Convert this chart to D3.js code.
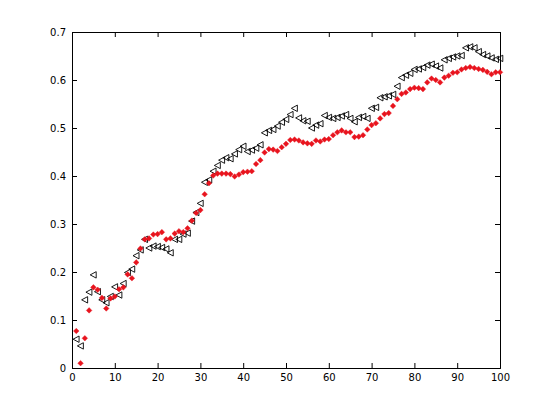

---+---

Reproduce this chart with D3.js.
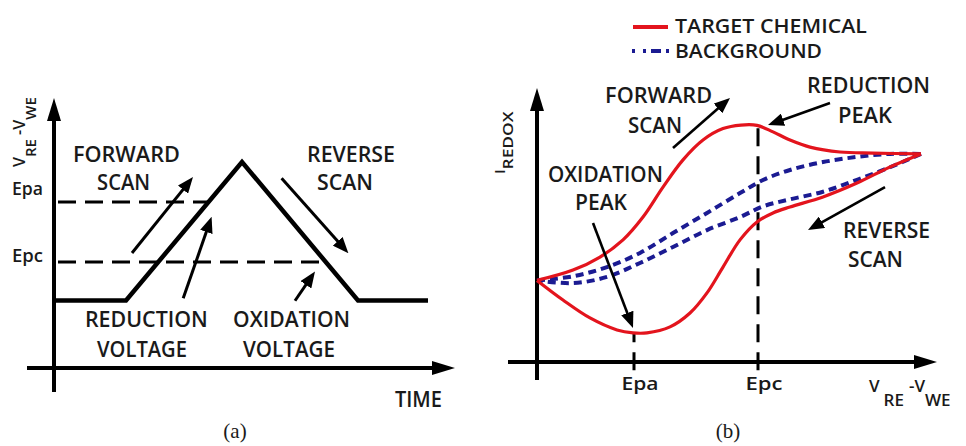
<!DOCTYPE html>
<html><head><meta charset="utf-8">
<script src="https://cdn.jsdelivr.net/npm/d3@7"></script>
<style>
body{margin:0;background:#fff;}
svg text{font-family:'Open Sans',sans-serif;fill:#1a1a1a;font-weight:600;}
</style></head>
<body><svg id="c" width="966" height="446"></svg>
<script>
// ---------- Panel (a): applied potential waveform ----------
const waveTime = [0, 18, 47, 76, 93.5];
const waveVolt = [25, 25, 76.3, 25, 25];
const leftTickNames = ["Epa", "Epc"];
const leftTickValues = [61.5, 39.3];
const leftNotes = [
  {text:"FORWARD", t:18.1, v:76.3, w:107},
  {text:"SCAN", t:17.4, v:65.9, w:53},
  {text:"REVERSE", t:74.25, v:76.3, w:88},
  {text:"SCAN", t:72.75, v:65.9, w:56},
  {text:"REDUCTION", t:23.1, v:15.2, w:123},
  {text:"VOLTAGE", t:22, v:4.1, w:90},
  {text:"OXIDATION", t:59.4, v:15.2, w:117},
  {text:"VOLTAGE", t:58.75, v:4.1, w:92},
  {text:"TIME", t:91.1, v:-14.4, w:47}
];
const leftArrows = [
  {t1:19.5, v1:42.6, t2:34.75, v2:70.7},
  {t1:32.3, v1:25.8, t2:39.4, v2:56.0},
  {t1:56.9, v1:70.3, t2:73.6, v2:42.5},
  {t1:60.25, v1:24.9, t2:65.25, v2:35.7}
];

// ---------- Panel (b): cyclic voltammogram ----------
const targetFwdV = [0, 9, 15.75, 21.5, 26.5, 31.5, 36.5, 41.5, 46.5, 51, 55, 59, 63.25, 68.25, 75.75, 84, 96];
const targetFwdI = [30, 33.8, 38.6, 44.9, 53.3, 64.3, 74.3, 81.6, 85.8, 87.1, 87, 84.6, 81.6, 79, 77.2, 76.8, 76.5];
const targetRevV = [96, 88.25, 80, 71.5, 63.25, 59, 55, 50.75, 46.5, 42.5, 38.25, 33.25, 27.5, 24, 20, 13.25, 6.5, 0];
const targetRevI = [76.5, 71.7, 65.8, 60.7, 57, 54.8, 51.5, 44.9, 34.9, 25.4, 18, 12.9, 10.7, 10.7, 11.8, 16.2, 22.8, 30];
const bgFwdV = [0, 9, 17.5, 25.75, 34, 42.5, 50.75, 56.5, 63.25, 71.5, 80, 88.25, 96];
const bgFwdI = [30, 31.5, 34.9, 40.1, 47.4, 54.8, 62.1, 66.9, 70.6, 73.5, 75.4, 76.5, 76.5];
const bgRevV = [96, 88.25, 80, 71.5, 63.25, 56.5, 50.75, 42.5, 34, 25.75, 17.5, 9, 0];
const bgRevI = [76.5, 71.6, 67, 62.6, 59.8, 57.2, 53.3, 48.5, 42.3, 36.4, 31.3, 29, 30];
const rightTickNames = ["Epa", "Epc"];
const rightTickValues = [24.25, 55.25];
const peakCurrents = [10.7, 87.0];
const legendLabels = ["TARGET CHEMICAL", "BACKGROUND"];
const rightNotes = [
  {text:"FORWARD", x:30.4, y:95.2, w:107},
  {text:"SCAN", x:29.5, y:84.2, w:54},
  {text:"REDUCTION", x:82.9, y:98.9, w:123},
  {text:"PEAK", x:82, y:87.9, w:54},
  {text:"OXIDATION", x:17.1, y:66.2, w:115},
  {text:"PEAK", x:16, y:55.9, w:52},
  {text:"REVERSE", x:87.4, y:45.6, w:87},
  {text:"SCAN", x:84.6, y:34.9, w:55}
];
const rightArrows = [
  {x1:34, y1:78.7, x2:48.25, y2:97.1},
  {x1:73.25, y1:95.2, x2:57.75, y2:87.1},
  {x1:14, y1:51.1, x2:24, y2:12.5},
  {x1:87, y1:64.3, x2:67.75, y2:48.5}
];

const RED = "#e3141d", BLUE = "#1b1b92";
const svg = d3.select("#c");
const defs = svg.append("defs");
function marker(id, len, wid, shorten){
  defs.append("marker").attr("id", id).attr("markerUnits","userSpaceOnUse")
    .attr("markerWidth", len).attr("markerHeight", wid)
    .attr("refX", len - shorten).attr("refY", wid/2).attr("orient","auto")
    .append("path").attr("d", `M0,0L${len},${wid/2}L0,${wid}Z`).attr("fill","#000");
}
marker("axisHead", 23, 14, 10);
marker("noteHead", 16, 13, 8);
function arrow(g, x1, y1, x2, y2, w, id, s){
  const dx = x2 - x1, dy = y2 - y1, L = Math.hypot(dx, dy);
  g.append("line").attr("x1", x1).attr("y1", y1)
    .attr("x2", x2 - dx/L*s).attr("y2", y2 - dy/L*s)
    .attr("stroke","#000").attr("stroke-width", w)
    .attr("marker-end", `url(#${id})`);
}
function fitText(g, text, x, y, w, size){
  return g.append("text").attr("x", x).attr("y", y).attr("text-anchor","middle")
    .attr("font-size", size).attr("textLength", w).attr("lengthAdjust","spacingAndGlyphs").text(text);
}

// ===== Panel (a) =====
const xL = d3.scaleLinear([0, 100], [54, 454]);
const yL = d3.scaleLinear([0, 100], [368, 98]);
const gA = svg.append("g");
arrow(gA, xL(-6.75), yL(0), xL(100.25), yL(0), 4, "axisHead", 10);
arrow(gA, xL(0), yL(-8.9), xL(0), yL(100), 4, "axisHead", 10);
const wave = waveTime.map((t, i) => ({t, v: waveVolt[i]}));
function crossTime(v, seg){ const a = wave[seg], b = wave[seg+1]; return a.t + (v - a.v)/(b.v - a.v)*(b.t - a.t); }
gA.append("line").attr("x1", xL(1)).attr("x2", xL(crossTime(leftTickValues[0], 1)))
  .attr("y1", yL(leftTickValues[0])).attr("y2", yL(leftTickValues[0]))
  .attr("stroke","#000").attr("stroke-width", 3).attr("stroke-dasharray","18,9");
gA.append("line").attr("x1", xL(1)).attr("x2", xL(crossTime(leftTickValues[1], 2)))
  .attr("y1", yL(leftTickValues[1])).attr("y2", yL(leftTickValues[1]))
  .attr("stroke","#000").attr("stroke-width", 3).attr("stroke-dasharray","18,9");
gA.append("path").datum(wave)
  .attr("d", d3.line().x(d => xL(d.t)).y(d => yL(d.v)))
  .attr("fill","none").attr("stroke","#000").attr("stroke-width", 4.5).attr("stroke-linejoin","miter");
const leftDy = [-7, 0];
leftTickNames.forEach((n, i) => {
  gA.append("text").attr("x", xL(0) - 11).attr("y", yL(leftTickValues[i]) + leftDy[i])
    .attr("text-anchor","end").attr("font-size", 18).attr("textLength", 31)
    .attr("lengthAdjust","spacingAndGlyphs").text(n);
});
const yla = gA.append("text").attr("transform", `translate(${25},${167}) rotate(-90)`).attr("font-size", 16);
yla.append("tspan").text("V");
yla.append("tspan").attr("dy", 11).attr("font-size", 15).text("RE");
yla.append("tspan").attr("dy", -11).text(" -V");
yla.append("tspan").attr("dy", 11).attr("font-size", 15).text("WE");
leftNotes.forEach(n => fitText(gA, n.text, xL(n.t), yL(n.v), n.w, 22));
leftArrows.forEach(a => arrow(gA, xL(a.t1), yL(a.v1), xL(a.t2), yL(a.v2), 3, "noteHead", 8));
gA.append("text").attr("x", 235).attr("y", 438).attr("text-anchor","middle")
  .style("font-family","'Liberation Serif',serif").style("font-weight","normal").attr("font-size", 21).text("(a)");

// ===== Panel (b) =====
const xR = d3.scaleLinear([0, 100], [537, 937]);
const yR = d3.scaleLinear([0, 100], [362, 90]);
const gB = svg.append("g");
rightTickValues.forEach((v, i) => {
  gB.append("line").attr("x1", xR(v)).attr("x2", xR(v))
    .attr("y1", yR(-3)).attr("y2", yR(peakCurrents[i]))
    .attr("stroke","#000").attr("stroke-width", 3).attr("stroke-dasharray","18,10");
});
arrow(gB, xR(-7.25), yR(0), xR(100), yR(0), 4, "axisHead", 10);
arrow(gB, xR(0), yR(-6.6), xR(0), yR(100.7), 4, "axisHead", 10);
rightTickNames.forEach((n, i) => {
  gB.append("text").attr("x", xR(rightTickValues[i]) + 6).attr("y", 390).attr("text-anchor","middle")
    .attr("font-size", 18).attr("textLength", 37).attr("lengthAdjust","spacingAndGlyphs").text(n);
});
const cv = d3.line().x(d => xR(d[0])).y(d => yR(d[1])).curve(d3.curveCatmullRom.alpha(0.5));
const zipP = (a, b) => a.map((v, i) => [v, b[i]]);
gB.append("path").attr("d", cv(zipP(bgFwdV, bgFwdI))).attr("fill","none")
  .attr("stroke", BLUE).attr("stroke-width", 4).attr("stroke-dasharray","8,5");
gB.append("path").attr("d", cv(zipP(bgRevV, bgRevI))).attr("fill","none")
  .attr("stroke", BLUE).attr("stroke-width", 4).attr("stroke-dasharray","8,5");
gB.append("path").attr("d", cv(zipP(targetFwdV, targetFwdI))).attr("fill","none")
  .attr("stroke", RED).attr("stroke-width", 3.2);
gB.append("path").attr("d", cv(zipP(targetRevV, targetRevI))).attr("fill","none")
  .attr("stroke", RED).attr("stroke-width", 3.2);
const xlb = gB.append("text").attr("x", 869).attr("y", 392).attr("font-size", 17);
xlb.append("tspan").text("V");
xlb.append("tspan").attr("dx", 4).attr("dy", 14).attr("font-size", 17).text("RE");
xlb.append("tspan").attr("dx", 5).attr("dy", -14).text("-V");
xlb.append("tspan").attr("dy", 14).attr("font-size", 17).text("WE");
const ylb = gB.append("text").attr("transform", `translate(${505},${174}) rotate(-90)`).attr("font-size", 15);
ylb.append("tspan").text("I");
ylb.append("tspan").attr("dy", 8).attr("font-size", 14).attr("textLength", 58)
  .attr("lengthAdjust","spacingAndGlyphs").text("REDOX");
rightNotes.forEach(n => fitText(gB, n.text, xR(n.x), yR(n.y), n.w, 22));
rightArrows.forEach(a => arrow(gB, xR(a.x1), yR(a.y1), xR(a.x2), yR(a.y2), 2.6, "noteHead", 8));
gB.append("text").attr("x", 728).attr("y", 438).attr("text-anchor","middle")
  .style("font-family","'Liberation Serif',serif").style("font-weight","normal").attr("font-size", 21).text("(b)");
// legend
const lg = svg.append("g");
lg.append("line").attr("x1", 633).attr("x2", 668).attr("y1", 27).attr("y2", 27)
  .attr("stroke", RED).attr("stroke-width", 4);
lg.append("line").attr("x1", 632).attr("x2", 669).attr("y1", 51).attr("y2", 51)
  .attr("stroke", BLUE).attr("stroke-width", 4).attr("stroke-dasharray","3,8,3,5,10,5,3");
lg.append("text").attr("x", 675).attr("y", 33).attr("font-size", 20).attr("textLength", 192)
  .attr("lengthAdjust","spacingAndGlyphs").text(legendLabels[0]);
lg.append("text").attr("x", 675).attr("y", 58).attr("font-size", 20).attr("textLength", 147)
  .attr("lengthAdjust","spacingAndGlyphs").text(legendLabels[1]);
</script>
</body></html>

---+---

Which lines in the listing above hold the word "chart"? Show each of them.

Convert this chart to D3.js code.
Reproduce this chart with D3.js.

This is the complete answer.